GIVEN TASK. Go through the listing and set it down exactly, leaving out its pictures.

INFORMATION SUPPLIED.
---
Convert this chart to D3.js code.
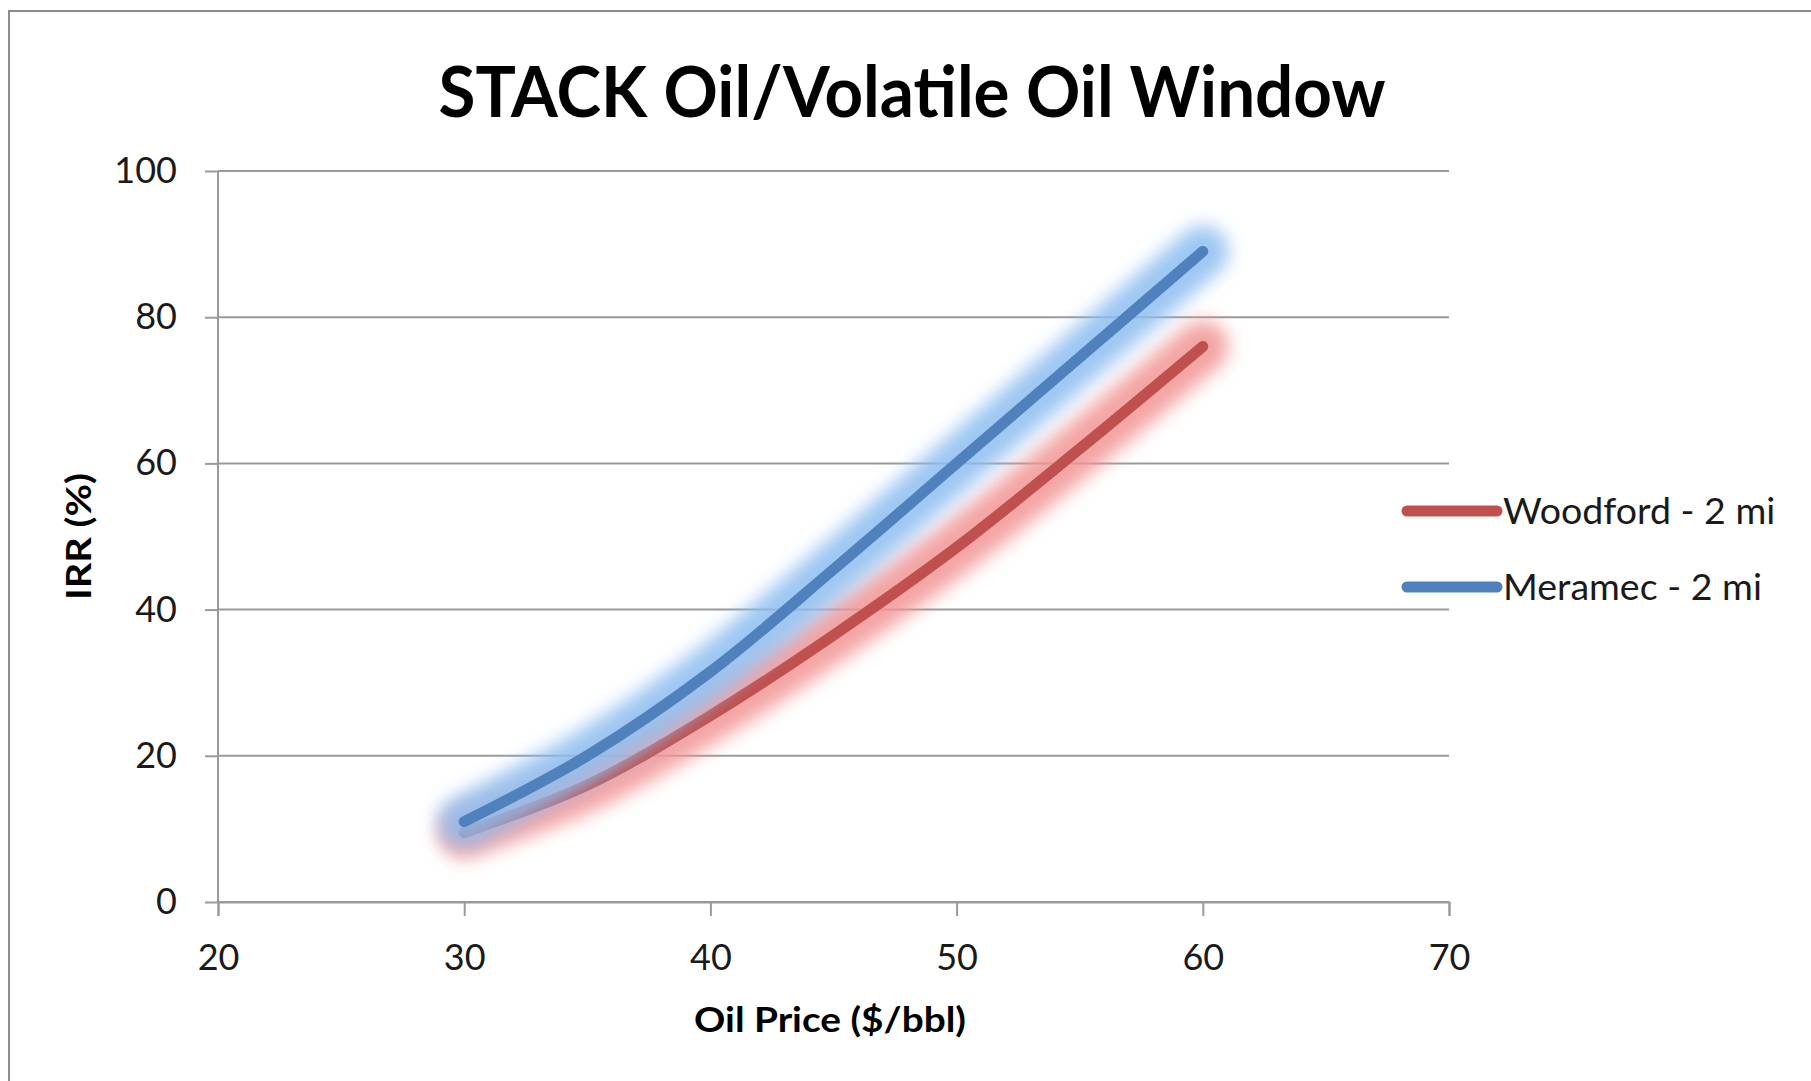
<!DOCTYPE html>
<html>
<head>
<meta charset="utf-8">
<script src="https://cdn.jsdelivr.net/npm/d3@7"></script>
<style>
  body { margin: 0; background: #fff; }
  svg { display: block; font-family: Lato, "Open Sans", sans-serif; }
</style>
</head>
<body>
<div id="viz"></div>
<script>
// data
const prices = [30, 35, 40, 45, 50, 55, 60];
const woodford = [9.5, 16, 25.5, 36.5, 48.5, 62, 76];
const meramec = [11, 20, 31.5, 45.5, 60, 74.5, 89];
const seriesNames = ['Woodford - 2 mi', 'Meramec - 2 mi'];
const xTickValues = [20, 30, 40, 50, 60, 70];
const yTickValues = [0, 20, 40, 60, 80, 100];

const canvasWidth = 1811;
const canvasHeight = 1081;
const margin = { top: 171, right: 362, bottom: 179, left: 218 };
const plotWidth = canvasWidth - margin.left - margin.right;
const plotHeight = canvasHeight - margin.top - margin.bottom;

const colors = { red: '#c0504d', blue: '#4f81bd', redGlow: '#f29494', blueGlow: '#8dbdf0' };

const xScale = d3.scaleLinear().domain([20, 70]).range([0, plotWidth]);
const yScale = d3.scaleLinear().domain([0, 100]).range([plotHeight, 0]);

const chart = d3.select('#viz')
  .append('svg')
  .attr('width', canvasWidth)
  .attr('height', canvasHeight);

const defs = chart.append('defs');
defs.append('filter')
  .attr('id', 'glow')
  .attr('filterUnits', 'userSpaceOnUse')
  .attr('x', -100).attr('y', -100)
  .attr('width', 1500).attr('height', 1100)
  .append('feGaussianBlur')
  .attr('stdDeviation', 9);

// outer frame
chart.append('rect')
  .attr('x', 9).attr('y', 11)
  .attr('width', canvasWidth + 20).attr('height', canvasHeight + 20)
  .attr('fill', 'none')
  .attr('stroke', '#8c8c8c')
  .attr('stroke-width', 2);

chart.append('text')
  .attr('x', 912).attr('y', 117)
  .attr('text-anchor', 'middle')
  .attr('font-size', 70)
  .attr('font-weight', 700)
  .attr('textLength', 947)
  .attr('lengthAdjust', 'spacingAndGlyphs')
  .text('STACK Oil/Volatile Oil Window');

const plot = chart.append('g')
  .attr('transform', `translate(${margin.left}, ${margin.top})`);

// gridlines
plot.append('g')
  .selectAll('line')
  .data(yTickValues)
  .enter().append('line')
    .attr('x1', 0).attr('x2', plotWidth)
    .attr('y1', (d) => yScale(d)).attr('y2', (d) => yScale(d))
    .attr('stroke', '#9a9a9a')
    .attr('stroke-width', 2);

const yAxis = plot.append('g')
  .attr('id', 'y-axis')
  .call(d3.axisLeft(yScale).tickValues(yTickValues).tickSize(13).tickPadding(28));

const xAxis = plot.append('g')
  .attr('id', 'x-axis')
  .attr('transform', `translate(0, ${plotHeight})`)
  .call(d3.axisBottom(xScale).tickValues(xTickValues).tickSize(14).tickPadding(28));

[yAxis, xAxis].forEach((ax) => {
  ax.select('.domain').attr('stroke', '#9a9a9a').attr('stroke-width', 2);
  ax.selectAll('.tick line').attr('stroke', '#9a9a9a').attr('stroke-width', 2);
  ax.selectAll('.tick text')
    .attr('font-family', 'Lato, sans-serif')
    .attr('font-size', 36)
    .attr('fill', '#1a1a1a');
});
yAxis.select('.domain').remove();
yAxis.append('line')
  .attr('x1', 0).attr('x2', 0).attr('y1', 0).attr('y2', plotHeight)
  .attr('stroke', '#9a9a9a').attr('stroke-width', 2);

const line = d3.line()
  .x((d) => xScale(d[0]))
  .y((d) => yScale(d[1]))
  .curve(d3.curveCatmullRom.alpha(0.5));

const series = [
  { name: seriesNames[0], values: woodford, color: colors.red, glow: colors.redGlow },
  { name: seriesNames[1], values: meramec, color: colors.blue, glow: colors.blueGlow }
];

series.forEach((s) => {
  const pts = prices.map((p, i) => [p, s.values[i]]);
  plot.append('path')
    .attr('d', line(pts))
    .attr('fill', 'none')
    .attr('stroke', s.glow)
    .attr('stroke-width', 52)
    .attr('stroke-linecap', 'round')
    .attr('stroke-linejoin', 'round')
    .attr('opacity', 0.85)
    .attr('filter', 'url(#glow)');
  plot.append('path')
    .attr('d', line(pts))
    .attr('fill', 'none')
    .attr('stroke', s.color)
    .attr('stroke-width', 11)
    .attr('stroke-linecap', 'round')
    .attr('stroke-linejoin', 'round');
});

// axis titles
chart.append('text')
  .attr('x', 830).attr('y', 1032)
  .attr('text-anchor', 'middle')
  .attr('font-size', 35)
  .attr('font-weight', 700)
  .attr('textLength', 272)
  .attr('lengthAdjust', 'spacingAndGlyphs')
  .text('Oil Price ($/bbl)');

chart.append('text')
  .attr('transform', `translate(91, ${margin.top + plotHeight / 2}) rotate(-90)`)
  .attr('text-anchor', 'middle')
  .attr('font-size', 35)
  .attr('font-weight', 700)
  .attr('textLength', 127)
  .attr('lengthAdjust', 'spacingAndGlyphs')
  .text('IRR (%)');

// legend
const legend = chart.append('g')
  .attr('transform', 'translate(1407, 511)');

const legendItems = legend.selectAll('g')
  .data(series)
  .enter().append('g')
    .attr('transform', (d, i) => `translate(0, ${i * 76})`);

legendItems.append('line')
  .attr('x1', 0).attr('x2', 90)
  .attr('y1', 0).attr('y2', 0)
  .attr('stroke', (d) => d.color)
  .attr('stroke-width', 11)
  .attr('stroke-linecap', 'round');

legendItems.append('text')
  .attr('x', 96).attr('y', 13)
  .attr('font-size', 37.5)
  .attr('fill', '#1a1a1a')
  .text((d) => d.name);
</script>
</body>
</html>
---
FULL SOLUTION.
Convert this chart to D3.js code.
<!DOCTYPE html>
<html>
<head>
<meta charset="utf-8">
<script src="https://cdn.jsdelivr.net/npm/d3@7"></script>
<style>
  body { margin: 0; background: #fff; }
  svg { display: block; font-family: Lato, "Open Sans", sans-serif; }
</style>
</head>
<body>
<div id="viz"></div>
<script>
// data
const prices = [30, 35, 40, 45, 50, 55, 60];
const woodford = [9.5, 16, 25.5, 36.5, 48.5, 62, 76];
const meramec = [11, 20, 31.5, 45.5, 60, 74.5, 89];
const seriesNames = ['Woodford - 2 mi', 'Meramec - 2 mi'];
const xTickValues = [20, 30, 40, 50, 60, 70];
const yTickValues = [0, 20, 40, 60, 80, 100];

const canvasWidth = 1811;
const canvasHeight = 1081;
const margin = { top: 171, right: 362, bottom: 179, left: 218 };
const plotWidth = canvasWidth - margin.left - margin.right;
const plotHeight = canvasHeight - margin.top - margin.bottom;

const colors = { red: '#c0504d', blue: '#4f81bd', redGlow: '#f29494', blueGlow: '#8dbdf0' };

const xScale = d3.scaleLinear().domain([20, 70]).range([0, plotWidth]);
const yScale = d3.scaleLinear().domain([0, 100]).range([plotHeight, 0]);

const chart = d3.select('#viz')
  .append('svg')
  .attr('width', canvasWidth)
  .attr('height', canvasHeight);

const defs = chart.append('defs');
defs.append('filter')
  .attr('id', 'glow')
  .attr('filterUnits', 'userSpaceOnUse')
  .attr('x', -100).attr('y', -100)
  .attr('width', 1500).attr('height', 1100)
  .append('feGaussianBlur')
  .attr('stdDeviation', 9);

// outer frame
chart.append('rect')
  .attr('x', 9).attr('y', 11)
  .attr('width', canvasWidth + 20).attr('height', canvasHeight + 20)
  .attr('fill', 'none')
  .attr('stroke', '#8c8c8c')
  .attr('stroke-width', 2);

chart.append('text')
  .attr('x', 912).attr('y', 117)
  .attr('text-anchor', 'middle')
  .attr('font-size', 70)
  .attr('font-weight', 700)
  .attr('textLength', 947)
  .attr('lengthAdjust', 'spacingAndGlyphs')
  .text('STACK Oil/Volatile Oil Window');

const plot = chart.append('g')
  .attr('transform', `translate(${margin.left}, ${margin.top})`);

// gridlines
plot.append('g')
  .selectAll('line')
  .data(yTickValues)
  .enter().append('line')
    .attr('x1', 0).attr('x2', plotWidth)
    .attr('y1', (d) => yScale(d)).attr('y2', (d) => yScale(d))
    .attr('stroke', '#9a9a9a')
    .attr('stroke-width', 2);

const yAxis = plot.append('g')
  .attr('id', 'y-axis')
  .call(d3.axisLeft(yScale).tickValues(yTickValues).tickSize(13).tickPadding(28));

const xAxis = plot.append('g')
  .attr('id', 'x-axis')
  .attr('transform', `translate(0, ${plotHeight})`)
  .call(d3.axisBottom(xScale).tickValues(xTickValues).tickSize(14).tickPadding(28));

[yAxis, xAxis].forEach((ax) => {
  ax.select('.domain').attr('stroke', '#9a9a9a').attr('stroke-width', 2);
  ax.selectAll('.tick line').attr('stroke', '#9a9a9a').attr('stroke-width', 2);
  ax.selectAll('.tick text')
    .attr('font-family', 'Lato, sans-serif')
    .attr('font-size', 36)
    .attr('fill', '#1a1a1a');
});
yAxis.select('.domain').remove();
yAxis.append('line')
  .attr('x1', 0).attr('x2', 0).attr('y1', 0).attr('y2', plotHeight)
  .attr('stroke', '#9a9a9a').attr('stroke-width', 2);

const line = d3.line()
  .x((d) => xScale(d[0]))
  .y((d) => yScale(d[1]))
  .curve(d3.curveCatmullRom.alpha(0.5));

const series = [
  { name: seriesNames[0], values: woodford, color: colors.red, glow: colors.redGlow },
  { name: seriesNames[1], values: meramec, color: colors.blue, glow: colors.blueGlow }
];

series.forEach((s) => {
  const pts = prices.map((p, i) => [p, s.values[i]]);
  plot.append('path')
    .attr('d', line(pts))
    .attr('fill', 'none')
    .attr('stroke', s.glow)
    .attr('stroke-width', 52)
    .attr('stroke-linecap', 'round')
    .attr('stroke-linejoin', 'round')
    .attr('opacity', 0.85)
    .attr('filter', 'url(#glow)');
  plot.append('path')
    .attr('d', line(pts))
    .attr('fill', 'none')
    .attr('stroke', s.color)
    .attr('stroke-width', 11)
    .attr('stroke-linecap', 'round')
    .attr('stroke-linejoin', 'round');
});

// axis titles
chart.append('text')
  .attr('x', 830).attr('y', 1032)
  .attr('text-anchor', 'middle')
  .attr('font-size', 35)
  .attr('font-weight', 700)
  .attr('textLength', 272)
  .attr('lengthAdjust', 'spacingAndGlyphs')
  .text('Oil Price ($/bbl)');

chart.append('text')
  .attr('transform', `translate(91, ${margin.top + plotHeight / 2}) rotate(-90)`)
  .attr('text-anchor', 'middle')
  .attr('font-size', 35)
  .attr('font-weight', 700)
  .attr('textLength', 127)
  .attr('lengthAdjust', 'spacingAndGlyphs')
  .text('IRR (%)');

// legend
const legend = chart.append('g')
  .attr('transform', 'translate(1407, 511)');

const legendItems = legend.selectAll('g')
  .data(series)
  .enter().append('g')
    .attr('transform', (d, i) => `translate(0, ${i * 76})`);

legendItems.append('line')
  .attr('x1', 0).attr('x2', 90)
  .attr('y1', 0).attr('y2', 0)
  .attr('stroke', (d) => d.color)
  .attr('stroke-width', 11)
  .attr('stroke-linecap', 'round');

legendItems.append('text')
  .attr('x', 96).attr('y', 13)
  .attr('font-size', 37.5)
  .attr('fill', '#1a1a1a')
  .text((d) => d.name);
</script>
</body>
</html>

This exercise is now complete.